▸ PROBLEM DESCRIPTION: Skip all pictures, then copy the lines from the start of the data through the line with "const slotSize = 25;", keeping both ends.

══ DATASET EXTRACT ══

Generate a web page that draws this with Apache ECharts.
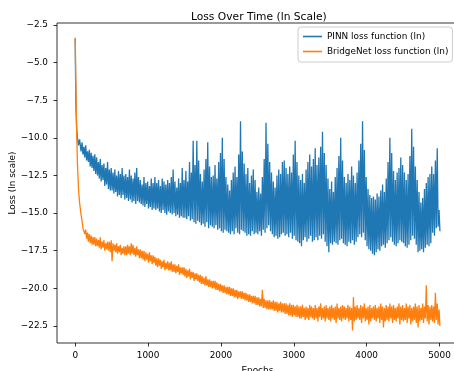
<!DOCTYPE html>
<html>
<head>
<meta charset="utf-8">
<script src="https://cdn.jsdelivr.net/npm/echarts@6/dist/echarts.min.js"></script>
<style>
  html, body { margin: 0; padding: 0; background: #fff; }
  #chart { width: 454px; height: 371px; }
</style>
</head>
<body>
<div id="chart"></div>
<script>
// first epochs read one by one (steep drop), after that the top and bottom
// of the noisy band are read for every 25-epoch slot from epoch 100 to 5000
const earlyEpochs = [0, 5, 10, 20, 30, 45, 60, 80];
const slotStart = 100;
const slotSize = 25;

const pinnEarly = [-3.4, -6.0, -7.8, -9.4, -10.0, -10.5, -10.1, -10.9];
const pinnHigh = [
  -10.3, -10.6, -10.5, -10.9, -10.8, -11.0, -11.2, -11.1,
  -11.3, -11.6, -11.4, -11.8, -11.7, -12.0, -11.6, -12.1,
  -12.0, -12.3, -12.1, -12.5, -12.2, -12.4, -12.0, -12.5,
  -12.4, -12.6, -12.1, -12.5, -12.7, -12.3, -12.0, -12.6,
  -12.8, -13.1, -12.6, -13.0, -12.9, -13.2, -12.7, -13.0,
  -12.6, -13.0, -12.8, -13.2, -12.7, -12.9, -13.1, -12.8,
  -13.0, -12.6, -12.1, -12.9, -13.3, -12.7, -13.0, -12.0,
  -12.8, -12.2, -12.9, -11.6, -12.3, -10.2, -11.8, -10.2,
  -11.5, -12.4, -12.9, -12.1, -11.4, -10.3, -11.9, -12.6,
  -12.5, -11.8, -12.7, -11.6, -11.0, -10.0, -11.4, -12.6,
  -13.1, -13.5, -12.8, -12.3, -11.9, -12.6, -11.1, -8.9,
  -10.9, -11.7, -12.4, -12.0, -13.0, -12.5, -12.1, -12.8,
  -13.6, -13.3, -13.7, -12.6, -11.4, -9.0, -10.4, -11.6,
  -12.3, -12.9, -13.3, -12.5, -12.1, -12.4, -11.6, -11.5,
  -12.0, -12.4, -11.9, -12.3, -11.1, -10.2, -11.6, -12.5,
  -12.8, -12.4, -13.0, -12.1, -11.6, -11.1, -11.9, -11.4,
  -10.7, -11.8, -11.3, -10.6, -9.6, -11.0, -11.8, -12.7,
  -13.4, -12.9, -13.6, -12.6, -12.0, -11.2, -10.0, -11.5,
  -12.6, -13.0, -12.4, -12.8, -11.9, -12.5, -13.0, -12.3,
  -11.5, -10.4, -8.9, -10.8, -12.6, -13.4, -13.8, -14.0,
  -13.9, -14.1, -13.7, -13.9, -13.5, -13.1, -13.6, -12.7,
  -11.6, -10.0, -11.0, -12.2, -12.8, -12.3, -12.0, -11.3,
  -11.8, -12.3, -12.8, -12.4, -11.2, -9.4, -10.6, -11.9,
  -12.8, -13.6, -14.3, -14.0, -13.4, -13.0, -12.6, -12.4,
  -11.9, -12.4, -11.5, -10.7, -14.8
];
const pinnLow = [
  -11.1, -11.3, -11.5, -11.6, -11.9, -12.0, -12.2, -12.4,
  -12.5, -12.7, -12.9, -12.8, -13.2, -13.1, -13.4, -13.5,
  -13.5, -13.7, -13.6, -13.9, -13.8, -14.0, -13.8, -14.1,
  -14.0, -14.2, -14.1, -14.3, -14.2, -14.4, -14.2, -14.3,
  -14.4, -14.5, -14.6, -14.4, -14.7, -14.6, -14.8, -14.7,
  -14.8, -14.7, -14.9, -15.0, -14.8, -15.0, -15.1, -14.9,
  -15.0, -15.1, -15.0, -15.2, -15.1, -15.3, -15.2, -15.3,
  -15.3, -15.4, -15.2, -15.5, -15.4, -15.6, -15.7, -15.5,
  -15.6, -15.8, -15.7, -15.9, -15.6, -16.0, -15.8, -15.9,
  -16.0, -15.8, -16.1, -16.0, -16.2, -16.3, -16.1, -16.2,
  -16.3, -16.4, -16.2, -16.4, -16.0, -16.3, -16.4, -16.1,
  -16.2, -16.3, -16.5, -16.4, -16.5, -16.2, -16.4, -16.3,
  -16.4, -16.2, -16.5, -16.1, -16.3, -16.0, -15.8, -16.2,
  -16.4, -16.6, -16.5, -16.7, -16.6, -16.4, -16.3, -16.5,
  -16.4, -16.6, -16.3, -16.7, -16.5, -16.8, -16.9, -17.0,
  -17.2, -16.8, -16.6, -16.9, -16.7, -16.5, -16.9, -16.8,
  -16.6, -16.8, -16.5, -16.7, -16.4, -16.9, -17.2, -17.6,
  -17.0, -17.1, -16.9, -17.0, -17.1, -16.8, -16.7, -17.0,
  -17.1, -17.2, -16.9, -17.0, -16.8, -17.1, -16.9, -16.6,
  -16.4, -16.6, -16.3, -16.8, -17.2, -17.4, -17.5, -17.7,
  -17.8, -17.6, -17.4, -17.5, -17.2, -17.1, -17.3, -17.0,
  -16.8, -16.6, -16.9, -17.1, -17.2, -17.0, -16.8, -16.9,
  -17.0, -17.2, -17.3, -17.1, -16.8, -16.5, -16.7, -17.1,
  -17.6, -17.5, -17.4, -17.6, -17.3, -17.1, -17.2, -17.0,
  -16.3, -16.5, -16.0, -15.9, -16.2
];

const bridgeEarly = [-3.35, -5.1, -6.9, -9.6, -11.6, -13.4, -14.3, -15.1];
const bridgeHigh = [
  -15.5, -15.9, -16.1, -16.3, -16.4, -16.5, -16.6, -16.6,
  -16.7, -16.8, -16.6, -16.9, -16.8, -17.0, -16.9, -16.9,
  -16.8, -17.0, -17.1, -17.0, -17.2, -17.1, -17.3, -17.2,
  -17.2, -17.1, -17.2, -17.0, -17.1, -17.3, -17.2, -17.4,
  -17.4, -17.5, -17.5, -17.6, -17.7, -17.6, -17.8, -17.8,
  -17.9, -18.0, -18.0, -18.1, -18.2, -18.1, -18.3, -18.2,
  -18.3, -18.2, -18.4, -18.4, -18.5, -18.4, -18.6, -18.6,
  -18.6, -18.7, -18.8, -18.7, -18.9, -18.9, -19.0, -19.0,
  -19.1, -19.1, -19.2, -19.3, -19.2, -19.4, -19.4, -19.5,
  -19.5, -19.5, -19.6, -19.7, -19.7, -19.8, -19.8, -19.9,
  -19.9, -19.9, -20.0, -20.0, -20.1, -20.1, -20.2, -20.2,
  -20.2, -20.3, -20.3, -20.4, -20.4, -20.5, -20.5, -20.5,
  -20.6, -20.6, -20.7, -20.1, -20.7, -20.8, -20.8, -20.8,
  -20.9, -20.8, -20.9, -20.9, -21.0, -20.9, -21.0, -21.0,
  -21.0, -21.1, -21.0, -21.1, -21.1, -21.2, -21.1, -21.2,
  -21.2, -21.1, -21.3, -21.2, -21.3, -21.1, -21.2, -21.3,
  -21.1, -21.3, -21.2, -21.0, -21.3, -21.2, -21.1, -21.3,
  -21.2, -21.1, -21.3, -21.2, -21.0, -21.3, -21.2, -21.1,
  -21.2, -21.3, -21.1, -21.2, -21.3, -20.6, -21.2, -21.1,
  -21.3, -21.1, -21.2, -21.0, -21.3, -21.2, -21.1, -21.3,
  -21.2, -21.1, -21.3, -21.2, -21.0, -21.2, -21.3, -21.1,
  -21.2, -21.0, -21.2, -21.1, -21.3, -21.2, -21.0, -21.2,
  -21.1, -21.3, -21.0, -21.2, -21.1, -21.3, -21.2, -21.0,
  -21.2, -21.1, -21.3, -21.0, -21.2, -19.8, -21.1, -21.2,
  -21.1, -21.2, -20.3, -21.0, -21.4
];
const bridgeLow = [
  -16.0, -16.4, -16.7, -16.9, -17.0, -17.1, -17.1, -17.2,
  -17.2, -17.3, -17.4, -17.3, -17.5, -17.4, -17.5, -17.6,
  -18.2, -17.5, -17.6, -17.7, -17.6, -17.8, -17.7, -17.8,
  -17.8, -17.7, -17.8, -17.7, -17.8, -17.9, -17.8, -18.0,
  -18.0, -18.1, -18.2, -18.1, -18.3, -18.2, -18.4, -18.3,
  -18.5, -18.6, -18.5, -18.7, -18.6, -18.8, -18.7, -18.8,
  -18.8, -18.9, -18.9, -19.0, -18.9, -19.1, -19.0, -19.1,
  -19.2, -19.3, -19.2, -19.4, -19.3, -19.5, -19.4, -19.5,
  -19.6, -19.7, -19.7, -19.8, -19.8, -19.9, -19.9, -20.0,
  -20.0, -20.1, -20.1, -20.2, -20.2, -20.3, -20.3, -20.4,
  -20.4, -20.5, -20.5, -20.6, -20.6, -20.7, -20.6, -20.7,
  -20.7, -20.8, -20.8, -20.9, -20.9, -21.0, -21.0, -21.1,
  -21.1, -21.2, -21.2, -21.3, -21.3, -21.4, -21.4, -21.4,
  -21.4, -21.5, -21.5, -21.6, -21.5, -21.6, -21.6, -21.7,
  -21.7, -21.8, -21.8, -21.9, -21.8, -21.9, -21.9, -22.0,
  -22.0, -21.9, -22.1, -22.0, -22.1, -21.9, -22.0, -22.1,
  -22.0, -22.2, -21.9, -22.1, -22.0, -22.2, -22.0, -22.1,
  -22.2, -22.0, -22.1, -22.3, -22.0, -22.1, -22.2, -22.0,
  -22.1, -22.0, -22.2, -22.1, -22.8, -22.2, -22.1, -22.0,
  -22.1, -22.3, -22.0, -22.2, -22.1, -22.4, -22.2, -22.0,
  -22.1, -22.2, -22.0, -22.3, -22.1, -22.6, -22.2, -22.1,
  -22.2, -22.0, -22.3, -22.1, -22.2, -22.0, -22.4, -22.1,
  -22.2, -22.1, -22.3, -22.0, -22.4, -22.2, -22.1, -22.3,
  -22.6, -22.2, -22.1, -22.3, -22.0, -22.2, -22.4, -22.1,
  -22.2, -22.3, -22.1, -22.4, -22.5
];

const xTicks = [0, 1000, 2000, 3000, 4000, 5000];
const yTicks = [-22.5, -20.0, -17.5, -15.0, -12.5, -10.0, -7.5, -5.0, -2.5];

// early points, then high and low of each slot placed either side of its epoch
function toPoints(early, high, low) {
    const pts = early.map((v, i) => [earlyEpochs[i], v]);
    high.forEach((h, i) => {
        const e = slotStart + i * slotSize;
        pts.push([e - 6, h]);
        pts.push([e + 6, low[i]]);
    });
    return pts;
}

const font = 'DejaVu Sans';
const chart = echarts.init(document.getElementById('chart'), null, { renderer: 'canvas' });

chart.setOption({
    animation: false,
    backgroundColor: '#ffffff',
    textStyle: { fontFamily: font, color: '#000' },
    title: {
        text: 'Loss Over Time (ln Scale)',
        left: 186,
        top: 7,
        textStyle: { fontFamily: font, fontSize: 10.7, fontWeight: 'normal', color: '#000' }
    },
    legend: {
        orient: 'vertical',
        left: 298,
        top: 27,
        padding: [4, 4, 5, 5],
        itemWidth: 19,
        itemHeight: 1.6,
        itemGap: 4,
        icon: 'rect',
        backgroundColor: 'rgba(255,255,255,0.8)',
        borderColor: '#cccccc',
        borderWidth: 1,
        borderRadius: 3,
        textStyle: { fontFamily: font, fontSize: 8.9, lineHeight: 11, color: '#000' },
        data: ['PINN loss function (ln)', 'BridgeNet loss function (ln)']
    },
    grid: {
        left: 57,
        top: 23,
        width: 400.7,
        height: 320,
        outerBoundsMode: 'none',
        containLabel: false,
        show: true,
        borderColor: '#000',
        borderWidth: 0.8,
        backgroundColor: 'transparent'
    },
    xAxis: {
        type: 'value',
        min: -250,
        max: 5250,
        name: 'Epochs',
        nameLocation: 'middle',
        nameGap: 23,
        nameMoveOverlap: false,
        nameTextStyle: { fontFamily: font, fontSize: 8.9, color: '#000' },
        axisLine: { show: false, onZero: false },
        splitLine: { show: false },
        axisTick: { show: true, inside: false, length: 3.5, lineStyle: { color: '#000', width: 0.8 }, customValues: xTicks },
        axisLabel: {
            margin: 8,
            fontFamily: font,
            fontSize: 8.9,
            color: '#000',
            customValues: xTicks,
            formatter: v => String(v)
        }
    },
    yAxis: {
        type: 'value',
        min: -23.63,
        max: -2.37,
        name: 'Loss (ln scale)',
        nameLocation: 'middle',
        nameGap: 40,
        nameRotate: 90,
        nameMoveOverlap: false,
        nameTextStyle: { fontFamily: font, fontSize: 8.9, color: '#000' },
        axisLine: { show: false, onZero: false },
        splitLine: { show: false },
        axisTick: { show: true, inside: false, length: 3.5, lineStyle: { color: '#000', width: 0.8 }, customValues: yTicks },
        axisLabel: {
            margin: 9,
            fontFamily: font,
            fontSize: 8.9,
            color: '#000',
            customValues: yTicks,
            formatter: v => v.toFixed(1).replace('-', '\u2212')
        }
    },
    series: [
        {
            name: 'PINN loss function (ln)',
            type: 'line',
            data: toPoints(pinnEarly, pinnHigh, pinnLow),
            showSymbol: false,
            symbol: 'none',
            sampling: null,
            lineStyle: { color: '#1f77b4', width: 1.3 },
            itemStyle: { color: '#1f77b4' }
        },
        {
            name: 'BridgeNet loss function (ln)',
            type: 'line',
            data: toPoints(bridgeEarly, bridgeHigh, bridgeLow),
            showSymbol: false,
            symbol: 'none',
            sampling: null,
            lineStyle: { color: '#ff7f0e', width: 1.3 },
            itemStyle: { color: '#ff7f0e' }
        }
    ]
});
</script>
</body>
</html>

═══

▸ THE RESULT:
Generate a web page that draws this with Apache ECharts.
<!DOCTYPE html>
<html>
<head>
<meta charset="utf-8">
<script src="https://cdn.jsdelivr.net/npm/echarts@6/dist/echarts.min.js"></script>
<style>
  html, body { margin: 0; padding: 0; background: #fff; }
  #chart { width: 454px; height: 371px; }
</style>
</head>
<body>
<div id="chart"></div>
<script>
// first epochs read one by one (steep drop), after that the top and bottom
// of the noisy band are read for every 25-epoch slot from epoch 100 to 5000
const earlyEpochs = [0, 5, 10, 20, 30, 45, 60, 80];
const slotStart = 100;
const slotSize = 25;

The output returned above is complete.